:: Data section ::
================

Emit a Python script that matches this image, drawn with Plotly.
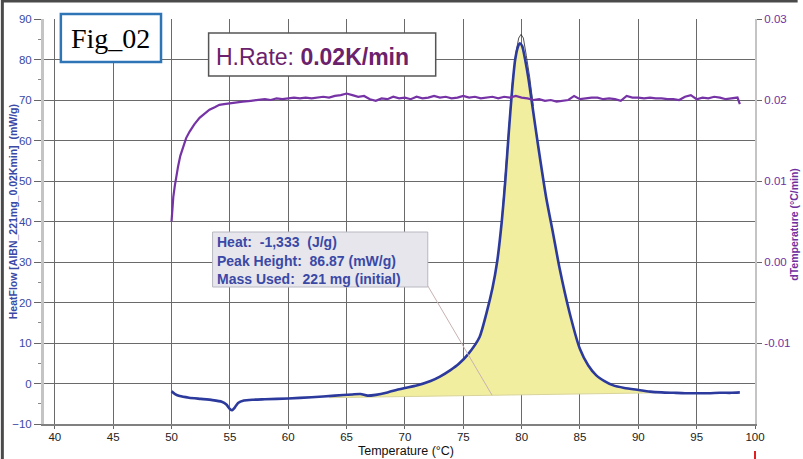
import plotly.graph_objects as go

# ---------------- data ----------------
hf_T = [50.0, 50.3, 50.7, 51.5, 52.5, 53.5, 54.3, 54.7, 55.0, 55.2, 55.4, 55.7, 56.2, 57.0, 58.0,
        60.0, 62.0, 64.0, 65.5, 66.2, 66.8, 67.5, 68.5, 69.4, 70.0, 71.0, 72.2, 73.0, 73.9, 74.6,
        75.4, 76.4, 77.0, 77.5, 77.9, 78.3, 78.6, 78.9, 79.2, 79.45, 79.7, 79.85, 80.05, 80.3,
        80.6, 80.9, 81.4, 82.1, 82.7, 83.25, 84.1, 85.0, 85.7, 86.4, 87.1, 87.8, 88.8, 90.0,
        91.0, 92.0, 93.0, 94.0, 95.0, 96.0, 97.0, 98.0, 98.7]
hf_V = [-1.9, -2.6, -3.1, -3.5, -3.8, -4.1, -4.5, -5.2, -6.3, -6.6, -6.0, -4.8, -4.2, -4.0, -3.9,
        -3.7, -3.4, -3.0, -2.7, -2.6, -3.0, -2.8, -2.2, -1.5, -1.1, -0.5, 0.6, 1.7, 3.3, 4.8,
        7.2, 11.5, 17.5, 23.5, 30.0, 40.0, 50.0, 62.0, 73.0, 80.0, 83.3, 84.0, 83.3, 80.0,
        75.0, 69.0, 59.0, 46.0, 37.0, 28.5, 17.6, 8.5, 4.5, 2.0, 0.6, -0.4, -1.1, -1.6,
        -2.0, -2.2, -2.3, -2.4, -2.4, -2.4, -2.3, -2.3, -2.2]

# peak outline (integration trace)
out_T = [78.3, 78.6, 78.9, 79.2, 79.5, 79.75, 79.95, 80.15, 80.4, 80.7, 81.0]
out_V = [40.5, 51.0, 63.0, 74.0, 81.5, 85.3, 86.2, 85.3, 81.0, 75.5, 68.5]

# integration baseline
base_T = [63.5, 91.5]
base_V = [-3.5, -2.3]

# dTemperature (right axis)
dt_T = [50.0, 50.08, 50.15, 50.28, 50.4, 50.56, 50.75, 50.99, 51.25, 51.55, 51.95, 52.4, 52.8,
        53.25, 53.7, 54.1, 54.5, 54.95, 55.5, 56.1, 56.8,
        57.5, 58.0, 58.5, 59.0, 59.5, 60.0, 60.5, 61.0, 61.5, 62.0, 62.5, 63.0, 63.5, 64.0,
        64.5, 65.0, 65.5, 66.0, 66.5, 67.0, 67.5, 68.0, 68.5, 69.0, 69.5, 70.0, 70.5, 71.0,
        71.5, 72.0, 72.5, 73.0, 73.5, 74.0, 74.5, 75.0, 75.5, 76.0, 76.5, 77.0, 77.5, 78.0,
        78.5, 79.0, 79.5, 80.0, 80.5, 81.0, 81.5, 82.0, 82.5, 83.0, 83.5, 84.0, 84.5, 85.0,
        85.5, 86.0, 86.5, 87.0, 87.5, 88.0, 88.5, 89.0, 89.5, 90.0, 90.5, 91.0, 91.5, 92.0,
        92.5, 93.0, 93.5, 94.0, 94.5, 95.0, 95.5, 96.0, 96.5, 97.0, 97.5, 98.0, 98.5, 98.7]
dt_V = [0.0050, 0.0068, 0.0080, 0.0094, 0.0106, 0.0118, 0.0131, 0.0143, 0.0153, 0.0161, 0.0170,
        0.0178, 0.0183, 0.0188, 0.0191, 0.0194, 0.0195, 0.0196, 0.0197, 0.0198, 0.0199,
        0.0200, 0.0201, 0.0200, 0.0202, 0.0201, 0.0202, 0.0203, 0.0202, 0.0203, 0.0202,
        0.0203, 0.0204, 0.0203, 0.0205, 0.0206, 0.0208, 0.0206, 0.0204, 0.0205, 0.0201,
        0.0199, 0.0202, 0.0201, 0.0204, 0.0202, 0.0203, 0.0201, 0.0204, 0.0202, 0.0203,
        0.0205, 0.0203, 0.0204, 0.0202, 0.0203, 0.0205, 0.0203, 0.0204, 0.0202, 0.0203,
        0.0204, 0.0202, 0.0204, 0.0203, 0.0205, 0.0203, 0.0202, 0.0200, 0.0201, 0.0199,
        0.0200, 0.0198, 0.0199, 0.0200, 0.0205, 0.0201, 0.0202, 0.0203, 0.0203, 0.0201,
        0.0202, 0.0201, 0.0199, 0.0205, 0.0203, 0.0203, 0.0202, 0.0203, 0.0202, 0.0202,
        0.0201, 0.0201, 0.0200, 0.0204, 0.0206, 0.0201, 0.0203, 0.0202, 0.0204, 0.0203,
        0.0201, 0.0202, 0.0203, 0.0195]

x_ticks = [40, 45, 50, 55, 60, 65, 70, 75, 80, 85, 90, 95, 100]
y_ticks = [-10, 0, 10, 20, 30, 40, 50, 60, 70, 80, 90]
y2_ticks = [-0.01, 0.0, 0.01, 0.02, 0.03]
y2_text = ["-0.01", "0.00", "0.01", "0.02", "0.03"]

info_lines = ["Heat:\u00a0\u00a0-1,333\u00a0\u00a0(J/g)",
              "Peak Height:\u00a0\u00a086.87 (mW/g)",
              "Mass Used:\u00a0\u00a0221 mg (initial)"]

# ---------------- geometry helpers (pixel -> paper) ----------------
W, H = 803, 459
ML, MR, MT, MB = 43, 43, 19, 35
PW, PH = W - ML - MR, H - MT - MB


def px(x):
    return (x - ML) / PW


def py(y):
    return (H - MB - y) / PH


BLUE = "#2b3a9c"
BLUE_TXT = "#3a48a6"
PURPLE = "#7633a6"
PURPLE_TXT = "#7030a0"
YELLOW = "rgb(242,238,160)"

# fill polygon: curve segment between baseline ends + baseline reversed
seg = [(t, v) for t, v in zip(hf_T, hf_V) if base_T[0] <= t <= base_T[1]]
fill_x = [base_T[0]] + [s[0] for s in seg] + [base_T[1], base_T[0]]
fill_y = [base_V[0]] + [s[1] for s in seg] + [base_V[1], base_V[0]]

fig = go.Figure()
fig.add_trace(go.Scatter(x=fill_x, y=fill_y, fill="toself", fillcolor=YELLOW,
                         mode="lines", line=dict(width=0), hoverinfo="skip", showlegend=False))
fig.add_trace(go.Scatter(x=base_T, y=base_V, mode="lines",
                         line=dict(color="#d8d49a", width=1), showlegend=False))
fig.add_trace(go.Scatter(x=out_T, y=out_V, mode="lines",
                         line=dict(color="#222222", width=0.8), showlegend=False))
fig.add_trace(go.Scatter(x=hf_T, y=hf_V, mode="lines",
                         line=dict(color=BLUE, width=2.6, shape="spline", smoothing=0.6),
                         showlegend=False))
fig.add_trace(go.Scatter(x=dt_T, y=dt_V, mode="lines", yaxis="y2",
                         line=dict(color=PURPLE, width=2.2), showlegend=False))

shapes = []
# outer dark frame (top & left)
shapes.append(dict(type="line", xref="paper", yref="paper", x0=px(0), x1=px(W), y0=py(1), y1=py(1),
                   line=dict(color="#4a4a4a", width=3)))
shapes.append(dict(type="line", xref="paper", yref="paper", x0=px(1), x1=px(1), y0=py(0), y1=py(H),
                   line=dict(color="#4a4a4a", width=3)))
# leader line
shapes.append(dict(type="line", xref="x", yref="y", x0=71.96, y0=24.1, x1=77.47, y1=-2.9,
                   line=dict(color="#c8b2b2", width=1)))
# info box
shapes.append(dict(type="rect", xref="paper", yref="paper", x0=px(213), x1=px(430), y0=py(287), y1=py(232),
                   fillcolor="#e6e6ec", line=dict(color="#b8b8c2", width=1)))
# Fig_02 box
shapes.append(dict(type="rect", xref="paper", yref="paper", x0=px(60), x1=px(161), y0=py(62), y1=py(14),
                   fillcolor="white", line=dict(color="#2e75b6", width=2.5)))
# H.Rate box
shapes.append(dict(type="rect", xref="paper", yref="paper", x0=px(209), x1=px(438), y0=py(76), y1=py(33),
                   fillcolor="white", line=dict(color="#555555", width=1.5)))
# small red marker
shapes.append(dict(type="line", xref="paper", yref="paper", x0=px(760), x1=px(760), y0=py(451), y1=py(459),
                   line=dict(color="#e02020", width=2)))

annotations = []
annotations.append(dict(xref="paper", yref="paper", x=px(110.5), y=py(38), text="Fig_02", showarrow=False,
                        xanchor="center", yanchor="middle",
                        font=dict(family="Liberation Serif, Times New Roman, serif", size=28, color="black")))
annotations.append(dict(xref="paper", yref="paper", x=px(214), y=py(57),
                        text="H.Rate: <b>0.02K/min</b>", showarrow=False, xanchor="left", yanchor="middle",
                        font=dict(family="Liberation Sans, Arial, sans-serif", size=23, color="#6b216b")))
for i, (line, yy) in enumerate(zip(info_lines, [242, 261, 279])):
    annotations.append(dict(xref="paper", yref="paper", x=px(215), y=py(yy), text="<b>" + line + "</b>",
                            showarrow=False, xanchor="left", yanchor="middle",
                            font=dict(family="Liberation Sans, Arial, sans-serif", size=14, color=BLUE_TXT)))
annotations.append(dict(xref="paper", yref="paper", x=px(12), y=py(212),
                        text="<b>HeatFlow [AIBN_221mg_0.02Kmin]\u00a0\u00a0(mW/g)</b>", textangle=-90,
                        showarrow=False, xanchor="center", yanchor="middle",
                        font=dict(family="Liberation Sans, Arial, sans-serif", size=10.5, color=BLUE_TXT)))
annotations.append(dict(xref="paper", yref="paper", x=px(799), y=py(224),
                        text="<b>dTemperature (°C/min)</b>", textangle=-90,
                        showarrow=False, xanchor="center", yanchor="middle",
                        font=dict(family="Liberation Sans, Arial, sans-serif", size=10.5, color=PURPLE_TXT)))
annotations.append(dict(xref="paper", yref="paper", x=px(408), y=py(459), borderpad=0,
                        text="Temperature (°C)", showarrow=False, xanchor="center", yanchor="bottom",
                        font=dict(family="Liberation Sans Narrow, Arial Narrow, sans-serif", size=12.5,
                                  color="#111111")))

fig.update_layout(
    width=W, height=H,
    margin=dict(l=ML, r=MR, t=MT, b=MB, pad=0),
    paper_bgcolor="white", plot_bgcolor="white",
    showlegend=False,
    shapes=shapes, annotations=annotations,
    xaxis=dict(range=[39.07, 100], tickvals=x_ticks, showgrid=True, gridcolor="#6a6a6a", gridwidth=1,
               zeroline=False, showline=True, linecolor="#808080", linewidth=1.5,
               ticks="outside", ticklen=3, tickcolor="#666666", ticklabelstandoff=-2,
               tickfont=dict(family="Liberation Sans Narrow, Arial Narrow, sans-serif", size=11.5, color="#222222"),
               tickprefix="<b>", ticksuffix="</b>"),
    yaxis=dict(range=[-10, 90], tickvals=y_ticks, showgrid=True, gridcolor="#6a6a6a", gridwidth=1,
               zeroline=False, showline=True, linecolor="#c4c4c4", linewidth=3,
               ticks="outside", ticklen=7, tickcolor="#666666",
               minor=dict(dtick=5, tick0=-10, ticks="outside", ticklen=3, tickcolor="#888888", showgrid=False),
               tickfont=dict(family="Liberation Sans, Arial, sans-serif", size=11.5, color=BLUE_TXT),
               tickprefix="<b>", ticksuffix="</b>"),
    yaxis2=dict(range=[-0.02, 0.03], overlaying="y", side="right", tickvals=y2_ticks, ticktext=y2_text,
                showgrid=False, zeroline=False, showline=True, linecolor="#c4c4c4", linewidth=2,
                ticks="outside", ticklen=5, tickcolor="#666666",
                tickfont=dict(family="Liberation Sans, Arial, sans-serif", size=11.5, color=PURPLE_TXT),
                tickprefix="<b>", ticksuffix="</b>"),
)

fig.write_html("out.html")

================

:: Given request ::
Return, unchanged, the lines from the first line of the material through the line that holds "import plotly.graph_objects as go", inclusive, omitting pictures.

:: Reply ::
Emit a Python script that matches this image, drawn with Plotly.
import plotly.graph_objects as go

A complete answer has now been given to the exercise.